*Written request:* Word for word, copy all the data and drop the pictures.

*Entries provided:*
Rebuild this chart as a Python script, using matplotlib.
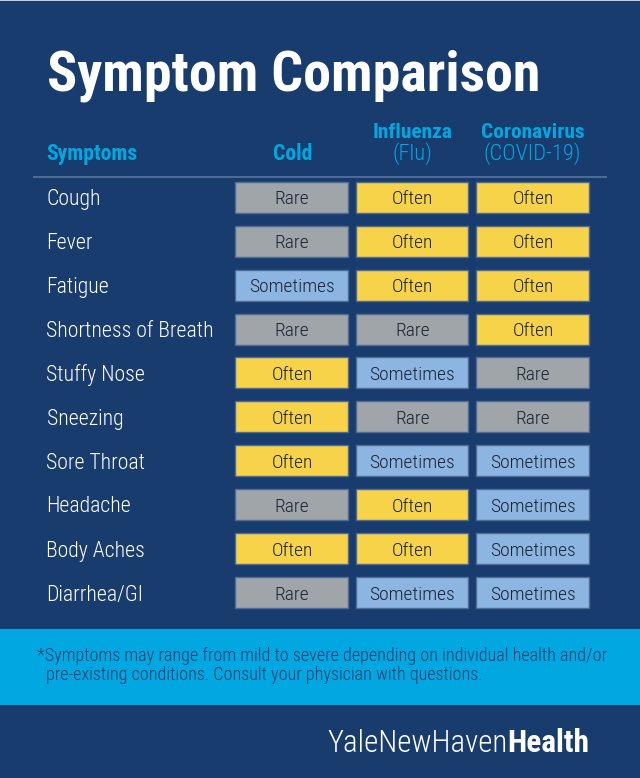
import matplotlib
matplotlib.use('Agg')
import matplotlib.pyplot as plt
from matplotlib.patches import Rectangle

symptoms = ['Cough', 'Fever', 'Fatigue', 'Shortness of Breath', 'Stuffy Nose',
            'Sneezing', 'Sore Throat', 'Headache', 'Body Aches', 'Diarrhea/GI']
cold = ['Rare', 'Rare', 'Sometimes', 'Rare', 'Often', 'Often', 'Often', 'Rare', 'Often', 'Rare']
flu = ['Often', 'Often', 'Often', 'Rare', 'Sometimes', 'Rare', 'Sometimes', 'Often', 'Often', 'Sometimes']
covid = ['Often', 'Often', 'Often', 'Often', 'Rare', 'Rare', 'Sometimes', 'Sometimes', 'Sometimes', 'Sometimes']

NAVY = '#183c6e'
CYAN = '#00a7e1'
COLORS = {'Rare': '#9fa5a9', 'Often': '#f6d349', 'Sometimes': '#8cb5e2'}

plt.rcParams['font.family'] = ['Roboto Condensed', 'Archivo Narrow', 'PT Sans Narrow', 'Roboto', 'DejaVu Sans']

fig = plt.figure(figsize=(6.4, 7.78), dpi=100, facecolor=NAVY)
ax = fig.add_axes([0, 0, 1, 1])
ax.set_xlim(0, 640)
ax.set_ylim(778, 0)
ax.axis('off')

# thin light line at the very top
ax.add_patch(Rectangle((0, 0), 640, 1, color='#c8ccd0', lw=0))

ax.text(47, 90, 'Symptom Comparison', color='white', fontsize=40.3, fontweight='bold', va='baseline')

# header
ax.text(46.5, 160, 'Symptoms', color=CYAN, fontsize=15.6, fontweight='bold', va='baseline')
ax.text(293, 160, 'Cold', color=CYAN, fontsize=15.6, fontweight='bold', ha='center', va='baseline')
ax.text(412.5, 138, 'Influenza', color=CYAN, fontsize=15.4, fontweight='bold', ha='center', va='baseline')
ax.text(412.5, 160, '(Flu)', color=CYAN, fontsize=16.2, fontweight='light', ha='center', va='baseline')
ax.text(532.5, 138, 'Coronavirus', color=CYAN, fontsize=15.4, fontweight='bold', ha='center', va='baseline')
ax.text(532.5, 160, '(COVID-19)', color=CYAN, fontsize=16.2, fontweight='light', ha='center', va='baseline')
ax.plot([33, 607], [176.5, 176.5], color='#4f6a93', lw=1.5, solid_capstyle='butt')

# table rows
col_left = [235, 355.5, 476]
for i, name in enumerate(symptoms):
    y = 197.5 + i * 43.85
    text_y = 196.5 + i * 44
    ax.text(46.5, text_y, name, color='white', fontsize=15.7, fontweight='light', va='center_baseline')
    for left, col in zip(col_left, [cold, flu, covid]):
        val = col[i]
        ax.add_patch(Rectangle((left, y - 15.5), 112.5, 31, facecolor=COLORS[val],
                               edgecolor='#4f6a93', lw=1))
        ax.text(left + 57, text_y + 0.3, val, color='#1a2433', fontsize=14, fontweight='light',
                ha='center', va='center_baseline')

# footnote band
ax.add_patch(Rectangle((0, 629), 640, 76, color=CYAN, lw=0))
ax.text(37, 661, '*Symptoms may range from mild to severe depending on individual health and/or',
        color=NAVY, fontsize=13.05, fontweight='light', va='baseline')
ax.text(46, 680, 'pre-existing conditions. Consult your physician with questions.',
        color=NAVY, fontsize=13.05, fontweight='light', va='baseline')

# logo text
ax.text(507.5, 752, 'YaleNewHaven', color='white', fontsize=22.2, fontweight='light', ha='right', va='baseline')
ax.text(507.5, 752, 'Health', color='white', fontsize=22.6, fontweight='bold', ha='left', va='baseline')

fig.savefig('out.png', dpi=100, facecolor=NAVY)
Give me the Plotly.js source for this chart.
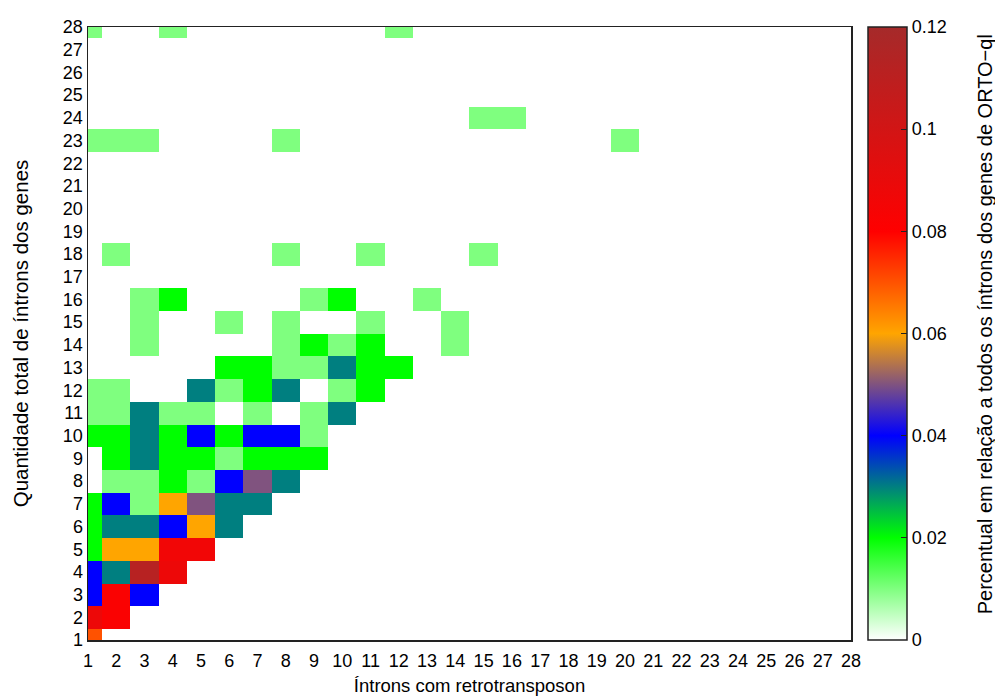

*Exercise solution:*
Rebuild this chart as a Python script, using matplotlib.
import matplotlib
matplotlib.use('Agg')
import matplotlib.pyplot as plt
from matplotlib.patches import Rectangle

symptoms = ['Cough', 'Fever', 'Fatigue', 'Shortness of Breath', 'Stuffy Nose',
            'Sneezing', 'Sore Throat', 'Headache', 'Body Aches', 'Diarrhea/GI']
cold = ['Rare', 'Rare', 'Sometimes', 'Rare', 'Often', 'Often', 'Often', 'Rare', 'Often', 'Rare']
flu = ['Often', 'Often', 'Often', 'Rare', 'Sometimes', 'Rare', 'Sometimes', 'Often', 'Often', 'Sometimes']
covid = ['Often', 'Often', 'Often', 'Often', 'Rare', 'Rare', 'Sometimes', 'Sometimes', 'Sometimes', 'Sometimes']

NAVY = '#183c6e'
CYAN = '#00a7e1'
COLORS = {'Rare': '#9fa5a9', 'Often': '#f6d349', 'Sometimes': '#8cb5e2'}

plt.rcParams['font.family'] = ['Roboto Condensed', 'Archivo Narrow', 'PT Sans Narrow', 'Roboto', 'DejaVu Sans']

fig = plt.figure(figsize=(6.4, 7.78), dpi=100, facecolor=NAVY)
ax = fig.add_axes([0, 0, 1, 1])
ax.set_xlim(0, 640)
ax.set_ylim(778, 0)
ax.axis('off')

# thin light line at the very top
ax.add_patch(Rectangle((0, 0), 640, 1, color='#c8ccd0', lw=0))

ax.text(47, 90, 'Symptom Comparison', color='white', fontsize=40.3, fontweight='bold', va='baseline')

# header
ax.text(46.5, 160, 'Symptoms', color=CYAN, fontsize=15.6, fontweight='bold', va='baseline')
ax.text(293, 160, 'Cold', color=CYAN, fontsize=15.6, fontweight='bold', ha='center', va='baseline')
ax.text(412.5, 138, 'Influenza', color=CYAN, fontsize=15.4, fontweight='bold', ha='center', va='baseline')
ax.text(412.5, 160, '(Flu)', color=CYAN, fontsize=16.2, fontweight='light', ha='center', va='baseline')
ax.text(532.5, 138, 'Coronavirus', color=CYAN, fontsize=15.4, fontweight='bold', ha='center', va='baseline')
ax.text(532.5, 160, '(COVID-19)', color=CYAN, fontsize=16.2, fontweight='light', ha='center', va='baseline')
ax.plot([33, 607], [176.5, 176.5], color='#4f6a93', lw=1.5, solid_capstyle='butt')

# table rows
col_left = [235, 355.5, 476]
for i, name in enumerate(symptoms):
    y = 197.5 + i * 43.85
    text_y = 196.5 + i * 44
    ax.text(46.5, text_y, name, color='white', fontsize=15.7, fontweight='light', va='center_baseline')
    for left, col in zip(col_left, [cold, flu, covid]):
        val = col[i]
        ax.add_patch(Rectangle((left, y - 15.5), 112.5, 31, facecolor=COLORS[val],
                               edgecolor='#4f6a93', lw=1))
        ax.text(left + 57, text_y + 0.3, val, color='#1a2433', fontsize=14, fontweight='light',
                ha='center', va='center_baseline')

# footnote band
ax.add_patch(Rectangle((0, 629), 640, 76, color=CYAN, lw=0))
ax.text(37, 661, '*Symptoms may range from mild to severe depending on individual health and/or',
        color=NAVY, fontsize=13.05, fontweight='light', va='baseline')
ax.text(46, 680, 'pre-existing conditions. Consult your physician with questions.',
        color=NAVY, fontsize=13.05, fontweight='light', va='baseline')

# logo text
ax.text(507.5, 752, 'YaleNewHaven', color='white', fontsize=22.2, fontweight='light', ha='right', va='baseline')
ax.text(507.5, 752, 'Health', color='white', fontsize=22.6, fontweight='bold', ha='left', va='baseline')

fig.savefig('out.png', dpi=100, facecolor=NAVY)
Give me the Plotly.js source for this chart.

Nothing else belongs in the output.